Walaupun saat ini mengalami sedikit ketidakpastian, Taufik mengatakan bahwa saat ini sudah ada dukungan-dukungan dari anggota DPR dari beberapa fraksi. Namun, hal ini belum cukup dan mereka masih menunggu dukungan secara resmi dari fraksi partai lainnya terhadap RUU PKS.
“Ketika Prolegnas prioritas 2020 dievaluasi, Nasdem melakukan lobi yang akhirnya mendapatkan kesepakatan politik bahwa di Oktober nanti RUU PKS bisa kembali masuk ke prioritas 2021. Kami mengajak kepada fraksi-fraksi lain untuk bersama-sama menjadi pengusul RUU PKS ini karena semakin banyak yang mengusulkan maka akan semakin baik,” kata Taufik yang berasal dari Partai Nasdem.

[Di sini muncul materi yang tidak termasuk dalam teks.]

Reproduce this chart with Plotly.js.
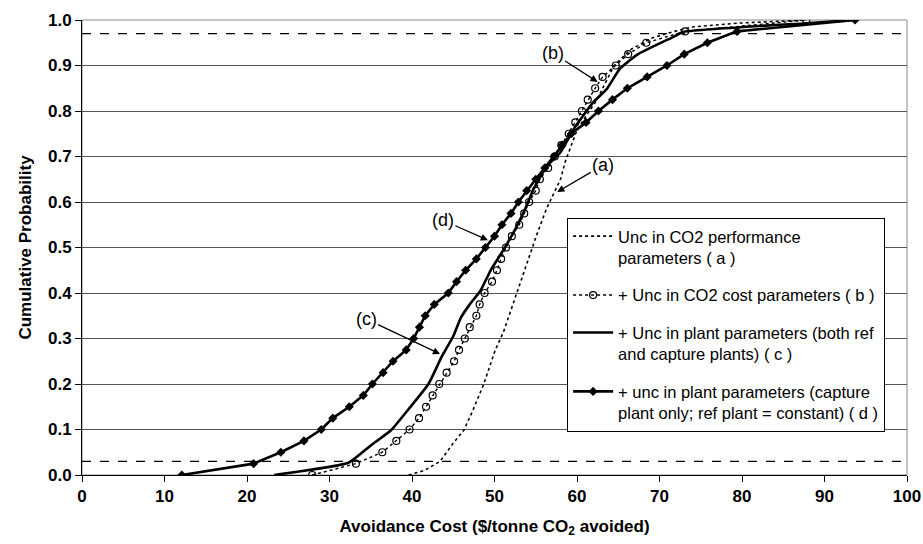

Baca juga: Komnas Perempuan: Sahkan RUU PKS atau Risiko Dipermalukan di Dunia Internasional
Meluruskan narasi keliru
Taufik mengatakan saat ini pekerjaan rumah untuk semua pihak yang mendukung RUU PKS adalah meluruskan kembali narasi-narasi keliru yang terlanjur beredar di masyarakat.
“Ini juga karena di periode sebelumnya, pembahasan RUU PKS juga mendekati masa-masa kampanye Pemilu 2019. Maka dari itu banyak juga yang menggunakan narasi keliru ini untuk komoditas politik mereka,” ujarnya.
Sependapat dengan Maria dan Diah, Taufik mengatakan RUU PKS memang sangat diperlukan karena sebagian besar itu tidak masuk ke ranah pidana, sehingga para korban tidak mendapatkan jaminan keamanan hukum.
“Apalagi realitasnya saat ini ketika korban menjalani proses hukumnya, banyak juga dari mereka yang menjadi korban untuk kedua kalinya. Nah, kondisi ini yang menunjukkan bahwa masih adanya kekosongan hukum dalam penanganan kasus kekerasan seksual,” tambah Taufik.
Komisioner Komnas Perempuan Maria Ulfa Ansor mengingatkan kembali enam elemen penting yang menjadi substansi dari RUU PKS, termasuk aspek pemulihan, aspek pencegahan, aspek pendampingan, dan sembilan jenis kekerasan seksual.
“Di dalam KUHP (Kitab Undang-Undang Hukum Pidana) kita yang saat ini, definisi kekerasan seksual belum mencakupi realitas di lapangan. Apalagi saat ini bentuk kekerasan seksual semakin beragam. Maka dari itu RUU PKS ini sangat penting untuk disahkan,” kata Maria.